State how many lines of the entries hold the string "this", and output nothing but that count.

- [Working data]:
________________
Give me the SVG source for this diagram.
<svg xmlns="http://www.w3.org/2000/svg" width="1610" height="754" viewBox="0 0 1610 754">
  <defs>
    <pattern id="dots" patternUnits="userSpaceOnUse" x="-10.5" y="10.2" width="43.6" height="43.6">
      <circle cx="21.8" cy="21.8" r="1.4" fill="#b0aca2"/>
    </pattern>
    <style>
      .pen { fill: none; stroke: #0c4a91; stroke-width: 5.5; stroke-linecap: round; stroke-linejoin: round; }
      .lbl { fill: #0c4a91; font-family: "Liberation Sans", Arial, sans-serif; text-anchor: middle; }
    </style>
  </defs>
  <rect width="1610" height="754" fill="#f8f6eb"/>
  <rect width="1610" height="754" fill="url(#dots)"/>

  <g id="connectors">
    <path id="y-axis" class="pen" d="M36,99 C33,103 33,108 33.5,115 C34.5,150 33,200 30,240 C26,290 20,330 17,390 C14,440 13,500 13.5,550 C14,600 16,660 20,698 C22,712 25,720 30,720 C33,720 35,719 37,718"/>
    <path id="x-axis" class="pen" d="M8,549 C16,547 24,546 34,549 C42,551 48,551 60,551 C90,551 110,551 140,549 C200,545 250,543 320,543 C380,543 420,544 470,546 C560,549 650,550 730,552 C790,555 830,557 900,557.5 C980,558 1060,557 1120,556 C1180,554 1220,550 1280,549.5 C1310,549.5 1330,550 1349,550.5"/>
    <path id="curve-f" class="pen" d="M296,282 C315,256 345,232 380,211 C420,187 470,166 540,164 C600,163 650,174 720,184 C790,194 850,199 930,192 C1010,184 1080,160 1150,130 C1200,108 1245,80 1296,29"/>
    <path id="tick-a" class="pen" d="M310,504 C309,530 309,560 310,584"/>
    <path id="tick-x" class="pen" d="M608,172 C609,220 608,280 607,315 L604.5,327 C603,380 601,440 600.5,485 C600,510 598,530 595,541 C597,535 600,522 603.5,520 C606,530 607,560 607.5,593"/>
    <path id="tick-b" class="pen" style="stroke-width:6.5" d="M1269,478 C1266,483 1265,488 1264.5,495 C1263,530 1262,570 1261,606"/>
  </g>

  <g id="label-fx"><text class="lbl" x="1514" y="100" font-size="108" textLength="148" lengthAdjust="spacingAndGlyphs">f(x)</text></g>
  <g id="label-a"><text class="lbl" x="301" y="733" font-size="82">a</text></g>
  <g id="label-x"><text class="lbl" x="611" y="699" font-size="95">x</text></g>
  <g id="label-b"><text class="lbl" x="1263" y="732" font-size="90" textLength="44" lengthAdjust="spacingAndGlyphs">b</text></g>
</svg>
________________
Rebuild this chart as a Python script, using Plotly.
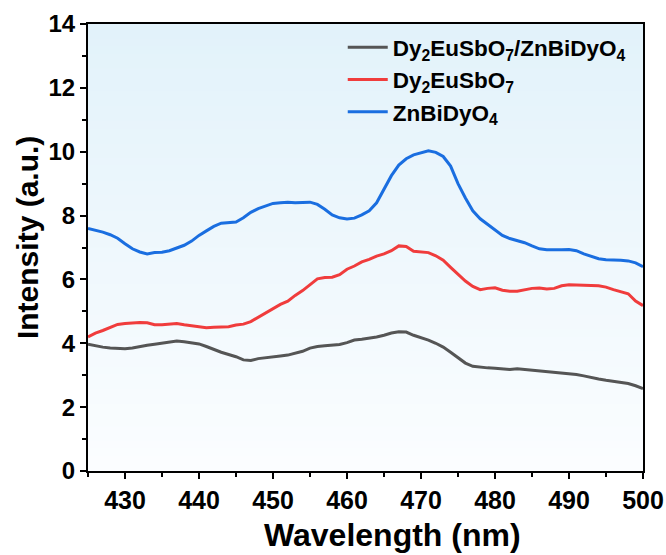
________________
- [Worked answer]:
2